Your task is to repeat all of the data exactly while excluding the pictures.

============

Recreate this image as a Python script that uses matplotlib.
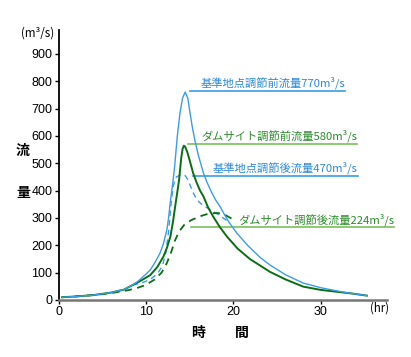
import matplotlib
matplotlib.use("Agg")
import matplotlib.pyplot as plt

plt.rcParams['font.family'] = ['Noto Sans CJK JP', 'DejaVu Sans']

# --- data ---
t_blue = [0.4, 2, 4, 6, 7.5, 8.5, 9.0, 9.5, 10.0, 10.5, 11.0, 11.6, 12.0, 12.4, 12.6,
          12.8, 13.05, 13.3, 13.6, 13.9, 14.2, 14.5, 14.8, 15.06, 15.3, 15.6, 16.0,
          16.6, 17.0, 17.5, 18.0, 18.5, 19.0, 19.5, 20.4, 21.7, 23.1, 24.2, 26, 28,
          30, 31.9, 33.5, 35.3]
v_blue = [10, 13, 18, 27, 38, 55, 66, 80, 94, 110, 135, 170, 205, 256, 300,
          360, 420, 490, 600, 683, 738, 760, 738, 683, 635, 585, 530,
          463, 430, 395, 365, 341, 312, 285, 245, 198, 155, 128, 92, 62,
          45, 33, 24, 16]

t_green = [0.4, 2, 4, 6, 7.5, 8.5, 9.5, 10.5, 11.3, 12, 12.4, 12.8, 13.1, 13.35,
           13.6, 13.8, 14.05, 14.2, 14.35, 14.5, 14.75, 15.06, 15.4, 15.8, 16.2,
           16.6, 17.1, 17.7, 18.5, 19.3, 20.5, 21.9, 24.2, 26,
           28, 30, 31.9, 33.5, 35.3]
v_green = [10, 13, 18, 27, 38, 55, 72, 91, 120, 158, 190, 231, 285, 341,
           395, 439, 520, 552, 564, 560, 540, 505, 465, 430, 400,
           378, 340, 305, 265, 231, 188, 150, 103, 75,
           49, 37, 30, 24, 16]

t_blue_reg = [8.5, 9.5, 10.5, 11.3, 11.9, 12.3, 12.6, 12.85, 13.1, 13.3, 13.5, 14.0,
              14.5, 14.8, 15.06, 15.4, 15.8, 16.2, 16.6, 17.5, 18.5, 19.5]
v_blue_reg = [55, 62, 75, 95, 125, 175, 250, 340, 410, 438, 450, 458,
              455, 440, 420, 393, 368, 355, 345, 328, 308, 285]

t_green_reg = [0.4, 2, 4, 6, 8, 9, 10, 11, 11.8, 12.4, 12.9, 13.3, 13.8, 14.4,
               15.2, 16.2, 17.2, 18.2, 19, 19.8]
v_green_reg = [10, 13, 18, 25, 36, 44, 55, 75, 100, 135, 175, 215, 250, 275,
               292, 306, 316, 318, 312, 298]

labels = ['基準地点調節前流量770m³/s', 'ダムサイト調節前流量580m³/s',
          '基準地点調節後流量470m³/s', 'ダムサイト調節後流量224m³/s']
label_line_y = [763, 572, 452, 267]
label_line_x0 = [15.06, 14.83, 15.4, 15.2]
label_line_x1 = [32.8, 34.2, 34.3, 38.4]
label_text_y = [793, 600, 483, 292]
label_text_x1 = [32.8, 34.2, 34.2, 38.5]

yticks = [0, 100, 200, 300, 400, 500, 600, 700, 800, 900]
xticks = [0, 10, 20, 30]

BLUE = '#3a9de8'
GREEN = '#0a6e12'
BLUE_TXT = '#2a8ad8'
GREEN_TXT = '#2a8a2a'
GREEN_LINE = '#7cc05a'

fig = plt.figure(figsize=(4.11, 3.57), dpi=100)
ax = fig.add_axes([58.5/411, 57/357, (387-58.5)/411, 270/357])

ax.plot(t_blue, v_blue, color=BLUE, lw=1.0, zorder=4)
ax.plot(t_green, v_green, color=GREEN, lw=1.4, zorder=3)
ax.plot(t_blue_reg, v_blue_reg, color=BLUE, lw=1.0, ls=(0, (4, 3)), zorder=2)
ax.plot(t_green_reg, v_green_reg, color=GREEN, lw=1.3, ls=(0, (4, 3)), zorder=2)

line_cols = [BLUE, GREEN_LINE, BLUE, GREEN_LINE]
txt_cols = [BLUE_TXT, GREEN_TXT, BLUE_TXT, GREEN_TXT]
for i in range(4):
    ax.plot([label_line_x0[i], label_line_x1[i]], [label_line_y[i]] * 2,
            color=line_cols[i], lw=1.2, clip_on=False, zorder=1)
    ax.text(label_text_x1[i], label_text_y[i], labels[i], color=txt_cols[i],
            fontsize=8.1, ha='right', va='center', clip_on=False)

ax.set_xlim(0, 37.6)
ax.set_ylim(0, 987)
ax.set_yticks(yticks)
ax.set_xticks(xticks)
ax.tick_params(axis='both', labelsize=9, length=3, width=1, pad=1.5,
               colors='black')
for lab in ax.get_xticklabels() + ax.get_yticklabels():
    lab.set_family(['Liberation Sans', 'DejaVu Sans'])

for s in ['top', 'right']:
    ax.spines[s].set_visible(False)
ax.spines['left'].set_linewidth(1.3)
ax.spines['left'].set_color('black')
ax.spines['bottom'].set_linewidth(1.8)
ax.spines['bottom'].set_color('#777777')

fig.text(38/411, 1 - 33/357, '(m³/s)', fontsize=8.3, ha='center', va='center')
fig.text(379/411, 1 - 308/357, '(hr)', fontsize=8.3, ha='center', va='center')
fig.text(23/411, 1 - 151/357, '流', fontsize=10, fontweight='bold', ha='center', va='center')
fig.text(23/411, 1 - 193/357, '量', fontsize=10, fontweight='bold', ha='center', va='center')
fig.text(198/411, 1 - 333/357, '時', fontsize=10, fontweight='bold', ha='center', va='center')
fig.text(242/411, 1 - 333/357, '間', fontsize=10, fontweight='bold', ha='center', va='center')

fig.savefig('out.png', dpi=100)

============

• [Response to this task]
Recreate this image as a Python script that uses matplotlib.
import matplotlib
matplotlib.use("Agg")
import matplotlib.pyplot as plt

plt.rcParams['font.family'] = ['Noto Sans CJK JP', 'DejaVu Sans']

# --- data ---
t_blue = [0.4, 2, 4, 6, 7.5, 8.5, 9.0, 9.5, 10.0, 10.5, 11.0, 11.6, 12.0, 12.4, 12.6,
          12.8, 13.05, 13.3, 13.6, 13.9, 14.2, 14.5, 14.8, 15.06, 15.3, 15.6, 16.0,
          16.6, 17.0, 17.5, 18.0, 18.5, 19.0, 19.5, 20.4, 21.7, 23.1, 24.2, 26, 28,
          30, 31.9, 33.5, 35.3]
v_blue = [10, 13, 18, 27, 38, 55, 66, 80, 94, 110, 135, 170, 205, 256, 300,
          360, 420, 490, 600, 683, 738, 760, 738, 683, 635, 585, 530,
          463, 430, 395, 365, 341, 312, 285, 245, 198, 155, 128, 92, 62,
          45, 33, 24, 16]

t_green = [0.4, 2, 4, 6, 7.5, 8.5, 9.5, 10.5, 11.3, 12, 12.4, 12.8, 13.1, 13.35,
           13.6, 13.8, 14.05, 14.2, 14.35, 14.5, 14.75, 15.06, 15.4, 15.8, 16.2,
           16.6, 17.1, 17.7, 18.5, 19.3, 20.5, 21.9, 24.2, 26,
           28, 30, 31.9, 33.5, 35.3]
v_green = [10, 13, 18, 27, 38, 55, 72, 91, 120, 158, 190, 231, 285, 341,
           395, 439, 520, 552, 564, 560, 540, 505, 465, 430, 400,
           378, 340, 305, 265, 231, 188, 150, 103, 75,
           49, 37, 30, 24, 16]

t_blue_reg = [8.5, 9.5, 10.5, 11.3, 11.9, 12.3, 12.6, 12.85, 13.1, 13.3, 13.5, 14.0,
              14.5, 14.8, 15.06, 15.4, 15.8, 16.2, 16.6, 17.5, 18.5, 19.5]
v_blue_reg = [55, 62, 75, 95, 125, 175, 250, 340, 410, 438, 450, 458,
              455, 440, 420, 393, 368, 355, 345, 328, 308, 285]

t_green_reg = [0.4, 2, 4, 6, 8, 9, 10, 11, 11.8, 12.4, 12.9, 13.3, 13.8, 14.4,
               15.2, 16.2, 17.2, 18.2, 19, 19.8]
v_green_reg = [10, 13, 18, 25, 36, 44, 55, 75, 100, 135, 175, 215, 250, 275,
               292, 306, 316, 318, 312, 298]

labels = ['基準地点調節前流量770m³/s', 'ダムサイト調節前流量580m³/s',
          '基準地点調節後流量470m³/s', 'ダムサイト調節後流量224m³/s']
label_line_y = [763, 572, 452, 267]
label_line_x0 = [15.06, 14.83, 15.4, 15.2]
label_line_x1 = [32.8, 34.2, 34.3, 38.4]
label_text_y = [793, 600, 483, 292]
label_text_x1 = [32.8, 34.2, 34.2, 38.5]

yticks = [0, 100, 200, 300, 400, 500, 600, 700, 800, 900]
xticks = [0, 10, 20, 30]

BLUE = '#3a9de8'
GREEN = '#0a6e12'
BLUE_TXT = '#2a8ad8'
GREEN_TXT = '#2a8a2a'
GREEN_LINE = '#7cc05a'

fig = plt.figure(figsize=(4.11, 3.57), dpi=100)
ax = fig.add_axes([58.5/411, 57/357, (387-58.5)/411, 270/357])

ax.plot(t_blue, v_blue, color=BLUE, lw=1.0, zorder=4)
ax.plot(t_green, v_green, color=GREEN, lw=1.4, zorder=3)
ax.plot(t_blue_reg, v_blue_reg, color=BLUE, lw=1.0, ls=(0, (4, 3)), zorder=2)
ax.plot(t_green_reg, v_green_reg, color=GREEN, lw=1.3, ls=(0, (4, 3)), zorder=2)

line_cols = [BLUE, GREEN_LINE, BLUE, GREEN_LINE]
txt_cols = [BLUE_TXT, GREEN_TXT, BLUE_TXT, GREEN_TXT]
for i in range(4):
    ax.plot([label_line_x0[i], label_line_x1[i]], [label_line_y[i]] * 2,
            color=line_cols[i], lw=1.2, clip_on=False, zorder=1)
    ax.text(label_text_x1[i], label_text_y[i], labels[i], color=txt_cols[i],
            fontsize=8.1, ha='right', va='center', clip_on=False)

ax.set_xlim(0, 37.6)
ax.set_ylim(0, 987)
ax.set_yticks(yticks)
ax.set_xticks(xticks)
ax.tick_params(axis='both', labelsize=9, length=3, width=1, pad=1.5,
               colors='black')
for lab in ax.get_xticklabels() + ax.get_yticklabels():
    lab.set_family(['Liberation Sans', 'DejaVu Sans'])

for s in ['top', 'right']:
    ax.spines[s].set_visible(False)
ax.spines['left'].set_linewidth(1.3)
ax.spines['left'].set_color('black')
ax.spines['bottom'].set_linewidth(1.8)
ax.spines['bottom'].set_color('#777777')

fig.text(38/411, 1 - 33/357, '(m³/s)', fontsize=8.3, ha='center', va='center')
fig.text(379/411, 1 - 308/357, '(hr)', fontsize=8.3, ha='center', va='center')
fig.text(23/411, 1 - 151/357, '流', fontsize=10, fontweight='bold', ha='center', va='center')
fig.text(23/411, 1 - 193/357, '量', fontsize=10, fontweight='bold', ha='center', va='center')
fig.text(198/411, 1 - 333/357, '時', fontsize=10, fontweight='bold', ha='center', va='center')
fig.text(242/411, 1 - 333/357, '間', fontsize=10, fontweight='bold', ha='center', va='center')

fig.savefig('out.png', dpi=100)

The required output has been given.